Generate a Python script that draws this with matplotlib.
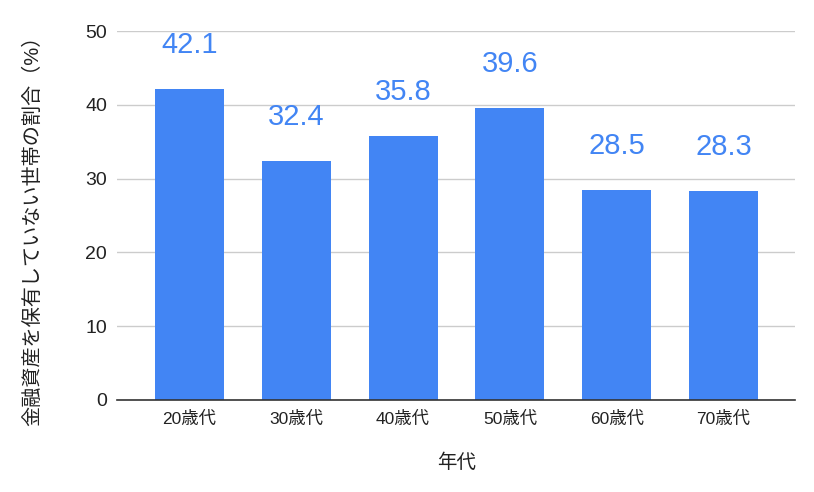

________________________

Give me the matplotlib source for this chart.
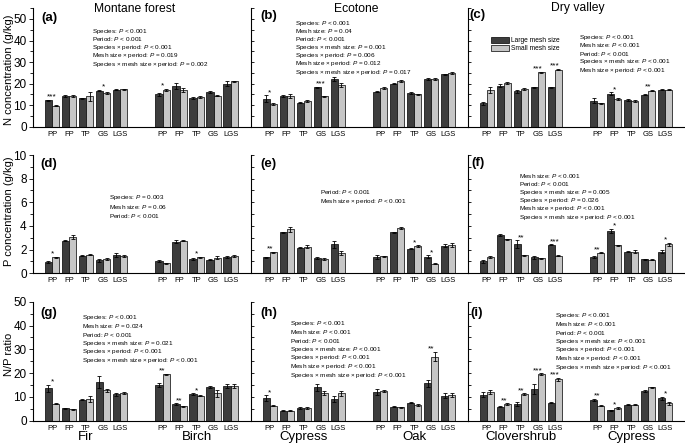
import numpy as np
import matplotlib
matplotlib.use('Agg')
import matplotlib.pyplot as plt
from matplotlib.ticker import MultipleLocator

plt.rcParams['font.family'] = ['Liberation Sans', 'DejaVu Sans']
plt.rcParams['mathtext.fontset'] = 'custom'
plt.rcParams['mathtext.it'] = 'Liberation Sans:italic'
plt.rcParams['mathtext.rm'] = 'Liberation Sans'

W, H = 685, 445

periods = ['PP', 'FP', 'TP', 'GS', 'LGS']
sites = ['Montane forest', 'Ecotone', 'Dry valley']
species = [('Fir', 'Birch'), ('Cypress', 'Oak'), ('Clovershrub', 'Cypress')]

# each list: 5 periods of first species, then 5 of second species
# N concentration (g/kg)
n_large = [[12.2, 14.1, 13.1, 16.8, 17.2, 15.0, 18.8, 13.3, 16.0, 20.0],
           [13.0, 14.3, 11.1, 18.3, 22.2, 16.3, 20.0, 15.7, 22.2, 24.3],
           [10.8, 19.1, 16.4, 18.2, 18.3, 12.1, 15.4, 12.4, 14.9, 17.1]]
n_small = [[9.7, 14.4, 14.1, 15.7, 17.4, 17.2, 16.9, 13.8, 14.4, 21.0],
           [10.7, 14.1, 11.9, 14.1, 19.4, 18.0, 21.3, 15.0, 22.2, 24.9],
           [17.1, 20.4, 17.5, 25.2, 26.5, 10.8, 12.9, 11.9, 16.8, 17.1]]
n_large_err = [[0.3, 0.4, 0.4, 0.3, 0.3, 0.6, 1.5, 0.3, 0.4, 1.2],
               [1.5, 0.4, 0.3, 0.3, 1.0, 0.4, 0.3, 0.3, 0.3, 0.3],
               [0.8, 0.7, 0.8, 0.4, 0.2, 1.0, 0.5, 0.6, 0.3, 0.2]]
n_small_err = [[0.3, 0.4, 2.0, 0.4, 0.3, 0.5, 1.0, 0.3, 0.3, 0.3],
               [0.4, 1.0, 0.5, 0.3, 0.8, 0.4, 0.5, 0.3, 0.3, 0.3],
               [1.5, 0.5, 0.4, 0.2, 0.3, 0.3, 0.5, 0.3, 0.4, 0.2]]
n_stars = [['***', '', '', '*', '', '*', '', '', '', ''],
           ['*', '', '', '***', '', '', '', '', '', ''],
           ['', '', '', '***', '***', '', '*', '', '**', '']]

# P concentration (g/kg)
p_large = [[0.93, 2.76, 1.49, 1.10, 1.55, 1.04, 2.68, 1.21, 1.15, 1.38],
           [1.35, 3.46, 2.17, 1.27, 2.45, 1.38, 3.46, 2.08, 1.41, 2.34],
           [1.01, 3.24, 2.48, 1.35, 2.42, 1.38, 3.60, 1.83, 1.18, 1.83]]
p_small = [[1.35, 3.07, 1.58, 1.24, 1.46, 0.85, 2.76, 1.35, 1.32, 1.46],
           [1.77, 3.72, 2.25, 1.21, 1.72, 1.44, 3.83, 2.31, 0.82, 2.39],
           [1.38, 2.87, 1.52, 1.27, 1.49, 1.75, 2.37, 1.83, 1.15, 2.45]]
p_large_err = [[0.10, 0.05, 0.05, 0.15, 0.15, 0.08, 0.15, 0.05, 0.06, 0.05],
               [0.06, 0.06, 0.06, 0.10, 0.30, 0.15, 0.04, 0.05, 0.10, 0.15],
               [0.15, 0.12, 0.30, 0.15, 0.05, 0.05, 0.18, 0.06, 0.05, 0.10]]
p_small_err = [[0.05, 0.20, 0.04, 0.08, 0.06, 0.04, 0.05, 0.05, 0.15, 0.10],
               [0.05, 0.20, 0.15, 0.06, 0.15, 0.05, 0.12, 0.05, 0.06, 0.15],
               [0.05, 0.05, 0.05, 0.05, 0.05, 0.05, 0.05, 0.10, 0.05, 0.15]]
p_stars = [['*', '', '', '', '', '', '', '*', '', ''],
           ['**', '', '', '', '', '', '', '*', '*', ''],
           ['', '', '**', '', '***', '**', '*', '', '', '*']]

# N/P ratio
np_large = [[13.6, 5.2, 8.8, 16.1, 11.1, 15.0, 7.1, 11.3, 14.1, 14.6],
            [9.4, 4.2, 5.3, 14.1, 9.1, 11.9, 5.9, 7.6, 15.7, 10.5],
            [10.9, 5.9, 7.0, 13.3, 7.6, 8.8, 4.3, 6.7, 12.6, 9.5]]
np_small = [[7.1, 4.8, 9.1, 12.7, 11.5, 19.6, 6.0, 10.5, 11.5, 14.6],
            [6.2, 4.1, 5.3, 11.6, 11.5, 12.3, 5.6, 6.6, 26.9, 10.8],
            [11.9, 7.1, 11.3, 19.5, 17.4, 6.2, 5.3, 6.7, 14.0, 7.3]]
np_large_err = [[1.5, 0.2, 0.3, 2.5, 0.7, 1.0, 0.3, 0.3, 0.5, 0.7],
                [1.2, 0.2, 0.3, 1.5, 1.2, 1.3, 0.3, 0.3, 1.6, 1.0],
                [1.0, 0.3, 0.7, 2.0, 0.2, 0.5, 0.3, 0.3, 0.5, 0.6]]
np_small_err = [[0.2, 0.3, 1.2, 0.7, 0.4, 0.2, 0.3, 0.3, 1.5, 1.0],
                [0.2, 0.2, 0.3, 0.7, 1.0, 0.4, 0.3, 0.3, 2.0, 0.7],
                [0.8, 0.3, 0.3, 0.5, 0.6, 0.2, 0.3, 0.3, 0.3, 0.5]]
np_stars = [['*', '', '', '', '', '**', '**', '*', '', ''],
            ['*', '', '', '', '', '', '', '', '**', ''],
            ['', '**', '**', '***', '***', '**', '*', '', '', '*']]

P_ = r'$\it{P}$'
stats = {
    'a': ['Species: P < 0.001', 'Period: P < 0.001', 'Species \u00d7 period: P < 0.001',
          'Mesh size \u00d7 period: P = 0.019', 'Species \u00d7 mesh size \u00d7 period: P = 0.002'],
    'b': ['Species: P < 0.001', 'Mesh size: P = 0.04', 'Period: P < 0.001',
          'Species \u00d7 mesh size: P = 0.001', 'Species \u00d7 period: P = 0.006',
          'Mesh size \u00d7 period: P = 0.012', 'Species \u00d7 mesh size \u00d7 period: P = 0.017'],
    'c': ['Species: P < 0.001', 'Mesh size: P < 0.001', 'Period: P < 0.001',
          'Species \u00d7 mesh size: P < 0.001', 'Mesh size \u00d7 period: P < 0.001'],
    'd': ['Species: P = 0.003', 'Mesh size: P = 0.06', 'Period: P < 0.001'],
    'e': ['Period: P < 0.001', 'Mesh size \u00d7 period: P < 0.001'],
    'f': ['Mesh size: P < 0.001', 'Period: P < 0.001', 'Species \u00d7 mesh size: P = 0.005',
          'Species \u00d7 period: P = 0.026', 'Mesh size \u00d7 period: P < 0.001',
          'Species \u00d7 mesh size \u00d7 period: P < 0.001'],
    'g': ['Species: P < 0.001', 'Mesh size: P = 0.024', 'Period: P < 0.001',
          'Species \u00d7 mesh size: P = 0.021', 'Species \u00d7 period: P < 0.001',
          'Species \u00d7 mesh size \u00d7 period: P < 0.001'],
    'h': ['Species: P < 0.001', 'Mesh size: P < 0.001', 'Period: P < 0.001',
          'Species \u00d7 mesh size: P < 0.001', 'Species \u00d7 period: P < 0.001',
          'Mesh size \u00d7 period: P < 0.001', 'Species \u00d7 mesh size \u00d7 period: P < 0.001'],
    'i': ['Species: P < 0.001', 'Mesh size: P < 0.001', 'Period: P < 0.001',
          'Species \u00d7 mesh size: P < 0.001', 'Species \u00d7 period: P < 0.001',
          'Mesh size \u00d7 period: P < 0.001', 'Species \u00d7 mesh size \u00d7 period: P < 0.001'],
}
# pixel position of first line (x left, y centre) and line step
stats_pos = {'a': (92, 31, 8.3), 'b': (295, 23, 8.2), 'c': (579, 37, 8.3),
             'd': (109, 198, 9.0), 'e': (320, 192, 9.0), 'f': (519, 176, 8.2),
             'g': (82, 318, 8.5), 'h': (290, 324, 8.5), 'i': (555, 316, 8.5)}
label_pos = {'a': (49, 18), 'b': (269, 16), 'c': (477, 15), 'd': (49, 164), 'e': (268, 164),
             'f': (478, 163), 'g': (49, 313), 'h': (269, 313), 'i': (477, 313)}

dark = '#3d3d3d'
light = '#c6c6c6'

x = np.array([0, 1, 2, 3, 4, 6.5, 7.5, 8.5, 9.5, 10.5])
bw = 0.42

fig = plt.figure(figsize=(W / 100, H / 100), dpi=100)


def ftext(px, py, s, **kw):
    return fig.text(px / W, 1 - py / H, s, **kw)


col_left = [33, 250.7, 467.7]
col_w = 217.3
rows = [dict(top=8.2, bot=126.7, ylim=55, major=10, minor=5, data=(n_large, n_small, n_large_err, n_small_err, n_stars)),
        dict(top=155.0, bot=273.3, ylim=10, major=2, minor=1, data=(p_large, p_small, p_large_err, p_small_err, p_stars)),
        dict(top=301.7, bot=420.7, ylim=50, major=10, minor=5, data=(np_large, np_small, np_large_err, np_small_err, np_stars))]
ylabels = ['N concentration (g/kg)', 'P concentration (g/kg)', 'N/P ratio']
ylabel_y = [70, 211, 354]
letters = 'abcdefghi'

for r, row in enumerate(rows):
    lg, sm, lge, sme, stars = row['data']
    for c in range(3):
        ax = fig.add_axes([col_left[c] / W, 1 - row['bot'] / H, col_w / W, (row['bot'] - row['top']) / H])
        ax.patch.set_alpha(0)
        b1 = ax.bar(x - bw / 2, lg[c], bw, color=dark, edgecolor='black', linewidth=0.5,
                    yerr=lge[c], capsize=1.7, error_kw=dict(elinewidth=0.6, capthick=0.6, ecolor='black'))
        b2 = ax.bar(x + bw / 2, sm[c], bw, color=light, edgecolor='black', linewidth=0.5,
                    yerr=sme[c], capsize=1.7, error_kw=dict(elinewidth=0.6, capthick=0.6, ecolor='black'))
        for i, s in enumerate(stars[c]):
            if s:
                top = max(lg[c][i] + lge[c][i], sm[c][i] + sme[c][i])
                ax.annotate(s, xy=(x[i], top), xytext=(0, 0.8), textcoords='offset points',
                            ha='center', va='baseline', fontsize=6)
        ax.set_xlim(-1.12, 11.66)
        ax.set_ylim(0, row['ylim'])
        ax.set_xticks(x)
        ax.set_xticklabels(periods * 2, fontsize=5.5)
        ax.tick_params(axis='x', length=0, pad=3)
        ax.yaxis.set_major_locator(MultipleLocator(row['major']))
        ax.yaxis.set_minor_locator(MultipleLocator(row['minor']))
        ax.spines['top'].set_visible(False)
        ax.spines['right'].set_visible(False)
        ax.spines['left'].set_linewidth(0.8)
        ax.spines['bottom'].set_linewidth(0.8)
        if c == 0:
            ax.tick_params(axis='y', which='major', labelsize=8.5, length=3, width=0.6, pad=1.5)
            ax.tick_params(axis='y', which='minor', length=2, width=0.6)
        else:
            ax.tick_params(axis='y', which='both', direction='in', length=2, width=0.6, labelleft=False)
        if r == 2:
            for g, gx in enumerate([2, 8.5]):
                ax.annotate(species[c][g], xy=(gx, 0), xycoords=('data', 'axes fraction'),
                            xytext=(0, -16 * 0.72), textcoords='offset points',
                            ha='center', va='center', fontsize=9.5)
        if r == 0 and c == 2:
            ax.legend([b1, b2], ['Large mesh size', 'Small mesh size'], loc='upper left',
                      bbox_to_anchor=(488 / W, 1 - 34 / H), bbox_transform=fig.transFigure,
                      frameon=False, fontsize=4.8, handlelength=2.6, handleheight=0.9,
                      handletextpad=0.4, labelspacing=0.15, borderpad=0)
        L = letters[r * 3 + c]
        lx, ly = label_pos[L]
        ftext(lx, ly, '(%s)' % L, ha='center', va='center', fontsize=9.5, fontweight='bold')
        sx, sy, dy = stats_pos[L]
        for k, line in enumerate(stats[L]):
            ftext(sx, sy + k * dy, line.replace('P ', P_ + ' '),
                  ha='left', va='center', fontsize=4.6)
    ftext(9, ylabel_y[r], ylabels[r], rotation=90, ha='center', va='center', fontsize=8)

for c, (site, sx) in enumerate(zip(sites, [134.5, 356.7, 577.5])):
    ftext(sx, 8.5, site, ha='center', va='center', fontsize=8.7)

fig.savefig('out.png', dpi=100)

________________________

§ **Task objective**: Going back to the data above, write out everything from the line with "Give me the matplotlib source for this chart." down to the line with "('Cypress', 'Oak'), ('Clovershrub', 'Cypress')]", both included, leaving every picture out.

§ **Answer to this exercise**:
Give me the matplotlib source for this chart.
import numpy as np
import matplotlib
matplotlib.use('Agg')
import matplotlib.pyplot as plt
from matplotlib.ticker import MultipleLocator

plt.rcParams['font.family'] = ['Liberation Sans', 'DejaVu Sans']
plt.rcParams['mathtext.fontset'] = 'custom'
plt.rcParams['mathtext.it'] = 'Liberation Sans:italic'
plt.rcParams['mathtext.rm'] = 'Liberation Sans'

W, H = 685, 445

periods = ['PP', 'FP', 'TP', 'GS', 'LGS']
sites = ['Montane forest', 'Ecotone', 'Dry valley']
species = [('Fir', 'Birch'), ('Cypress', 'Oak'), ('Clovershrub', 'Cypress')]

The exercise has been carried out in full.